### WRITTEN TASK
Retype only what runs from the beginning of the data through the line with "120, 140, 160];"; please omit the pictures and keep every line exact.

### DATA SECTION
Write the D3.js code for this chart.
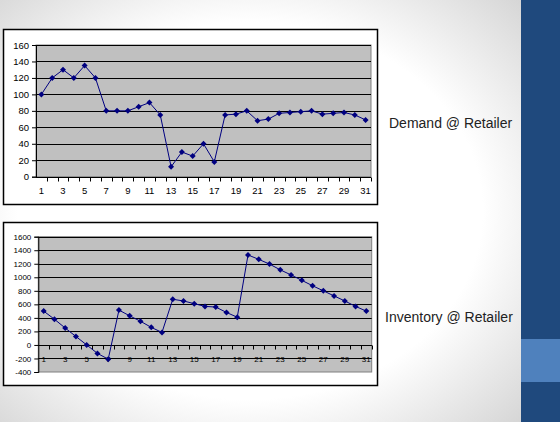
<!DOCTYPE html>
<html>
<head>
<meta charset="utf-8">
<script src="https://cdn.jsdelivr.net/npm/d3@7/dist/d3.min.js"></script>
<style>
  body { margin: 0; background: #fff; }
  svg { display: block; font-family: Arial, "Liberation Sans", sans-serif; }
</style>
</head>
<body>
<svg id="slide" width="560" height="422"></svg>
<script>
const days = [1, 2, 3, 4, 5, 6, 7, 8, 9, 10, 11, 12, 13, 14, 15, 16,
  17, 18, 19, 20, 21, 22, 23, 24, 25, 26, 27, 28, 29, 30, 31];
const dayLabels = [1, 3, 5, 7, 9, 11, 13, 15, 17, 19, 21, 23, 25, 27, 29, 31];

const demand = [100, 120, 130, 120, 135, 120, 80, 80, 80, 85, 90, 75, 12, 30, 25, 40,
  18, 75, 76, 80, 68, 70, 77, 78, 79, 80, 76, 77, 78, 75, 69];
const demandTicks = [0, 20, 40, 60, 80, 100, 120, 140, 160];

const inventory = [500, 380, 250, 125, 0, -125, -210, 515, 430, 350, 260, 185, 675, 650, 610, 570,
  560, 480, 410, 1330, 1265, 1195, 1110, 1035, 955, 875, 800, 725, 650, 570, 500];
const inventoryTicks = [-400, -200, 0, 200, 400, 600, 800, 1000, 1200, 1400, 1600];

const svg = d3.select('#slide');

// slide background: white centre fading to grey at the corners
const defs = svg.append('defs');
const bg = defs.append('radialGradient')
  .attr('id', 'bg')
  .attr('cx', '48%')
  .attr('cy', '50%')
  .attr('r', '72%');
bg.append('stop').attr('offset', '0.62').attr('stop-color', '#ffffff');
bg.append('stop').attr('offset', '1').attr('stop-color', '#d6d6d6');

svg.append('rect')
  .attr('width', 521)
  .attr('height', 422)
  .attr('fill', 'url(#bg)');

svg.append('rect')
  .attr('x', 521)
  .attr('width', 39)
  .attr('height', 422)
  .attr('fill', '#1f497d');

svg.append('rect')
  .attr('x', 521)
  .attr('y', 339)
  .attr('width', 39)
  .attr('height', 43)
  .attr('fill', '#4f81bd');

const drawChart = (cfg) => {
  const g = svg.append('g');

  g.append('rect')
    .attr('x', cfg.frame[0])
    .attr('y', cfg.frame[1])
    .attr('width', cfg.frame[2])
    .attr('height', cfg.frame[3])
    .attr('fill', '#fff')
    .attr('stroke', '#000')
    .attr('stroke-width', 1.5);

  const x = d3.scaleBand()
    .domain(cfg.categories)
    .range([cfg.left, cfg.right])
    .padding(0);

  const y = d3.scaleLinear()
    .domain(d3.extent(cfg.ticks))
    .range([cfg.bottom, cfg.top]);

  // plot area
  g.append('rect')
    .attr('x', cfg.left)
    .attr('y', cfg.top)
    .attr('width', cfg.right - cfg.left)
    .attr('height', cfg.bottom - cfg.top)
    .attr('fill', '#c0c0c0')
    .attr('stroke', '#808080')
    .attr('stroke-width', 1);

  // gridlines
  g.selectAll('.grid')
    .data(cfg.ticks.slice(1))
    .enter()
    .append('line')
    .attr('class', 'grid')
    .attr('x1', cfg.left)
    .attr('x2', cfg.right)
    .attr('y1', d => Math.round(y(d)) + 0.5)
    .attr('y2', d => Math.round(y(d)) + 0.5)
    .attr('stroke', '#000')
    .attr('stroke-width', 1);

  const yAxis = d3.axisLeft(y)
    .tickValues(cfg.ticks)
    .tickFormat(d => String(d))
    .tickSize(4)
    .tickPadding(3);

  const ya = g.append('g')
    .attr('transform', `translate(${cfg.left},0)`)
    .call(yAxis);
  ya.select('.domain').attr('stroke', '#000');
  ya.selectAll('.tick line').attr('stroke', '#000');
  ya.selectAll('.tick text')
    .attr('font-size', cfg.fontSize)
    .attr('fill', '#000');

  // category axis, ticks between categories
  const axisY = Math.round(y(0)) + 0.5;
  g.append('line')
    .attr('x1', cfg.left)
    .attr('x2', cfg.right)
    .attr('y1', axisY)
    .attr('y2', axisY)
    .attr('stroke', '#000');

  g.selectAll('.xtick')
    .data(cfg.categories.slice(1).map(d => x(d)).concat([cfg.right]))
    .enter()
    .append('line')
    .attr('class', 'xtick')
    .attr('x1', d => Math.round(d) + 0.5)
    .attr('x2', d => Math.round(d) + 0.5)
    .attr('y1', axisY)
    .attr('y2', axisY + 4)
    .attr('stroke', '#000');

  g.selectAll('.xlabel')
    .data(dayLabels)
    .enter()
    .append('text')
    .attr('class', 'xlabel')
    .attr('x', d => x(d) + x.bandwidth() / 2)
    .attr('y', axisY + cfg.labelOffset)
    .attr('text-anchor', 'middle')
    .attr('font-size', cfg.fontSize)
    .attr('fill', '#000')
    .text(d => d);

  const line = d3.line()
    .x((d, i) => x(cfg.categories[i]) + x.bandwidth() / 2)
    .y(d => y(d));

  g.append('path')
    .datum(cfg.values)
    .attr('d', line)
    .attr('fill', 'none')
    .attr('stroke', '#000080')
    .attr('stroke-width', 1);

  g.selectAll('.marker')
    .data(cfg.values)
    .enter()
    .append('path')
    .attr('class', 'marker')
    .attr('d', d3.symbol(d3.symbolSquare).size(18))
    .attr('transform', (d, i) =>
      `translate(${x(cfg.categories[i]) + x.bandwidth() / 2},${y(d)}) rotate(45)`)
    .attr('fill', '#000080');

  svg.append('text')
    .attr('x', cfg.title[0])
    .attr('y', cfg.title[1])
    .attr('font-size', 14)
    .attr('fill', '#222')
    .text(cfg.title[2]);
};

drawChart({
  frame: [3.5, 29.5, 374, 175],
  left: 36,
  right: 371,
  top: 45,
  bottom: 176.7,
  categories: days,
  values: demand,
  ticks: demandTicks,
  fontSize: 9.5,
  labelOffset: 16.5,
  title: [389, 128, 'Demand @ Retailer'],
});

drawChart({
  frame: [3.5, 222.5, 374, 163],
  left: 38.3,
  right: 371.7,
  top: 236.7,
  bottom: 372,
  categories: days,
  values: inventory,
  ticks: inventoryTicks,
  fontSize: 8,
  labelOffset: 16,
  title: [385, 322, 'Inventory @ Retailer'],
});
</script>
</body>
</html>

### COMPLETE ANSWER
Write the D3.js code for this chart.
<!DOCTYPE html>
<html>
<head>
<meta charset="utf-8">
<script src="https://cdn.jsdelivr.net/npm/d3@7/dist/d3.min.js"></script>
<style>
  body { margin: 0; background: #fff; }
  svg { display: block; font-family: Arial, "Liberation Sans", sans-serif; }
</style>
</head>
<body>
<svg id="slide" width="560" height="422"></svg>
<script>
const days = [1, 2, 3, 4, 5, 6, 7, 8, 9, 10, 11, 12, 13, 14, 15, 16,
  17, 18, 19, 20, 21, 22, 23, 24, 25, 26, 27, 28, 29, 30, 31];
const dayLabels = [1, 3, 5, 7, 9, 11, 13, 15, 17, 19, 21, 23, 25, 27, 29, 31];

const demand = [100, 120, 130, 120, 135, 120, 80, 80, 80, 85, 90, 75, 12, 30, 25, 40,
  18, 75, 76, 80, 68, 70, 77, 78, 79, 80, 76, 77, 78, 75, 69];
const demandTicks = [0, 20, 40, 60, 80, 100, 120, 140, 160];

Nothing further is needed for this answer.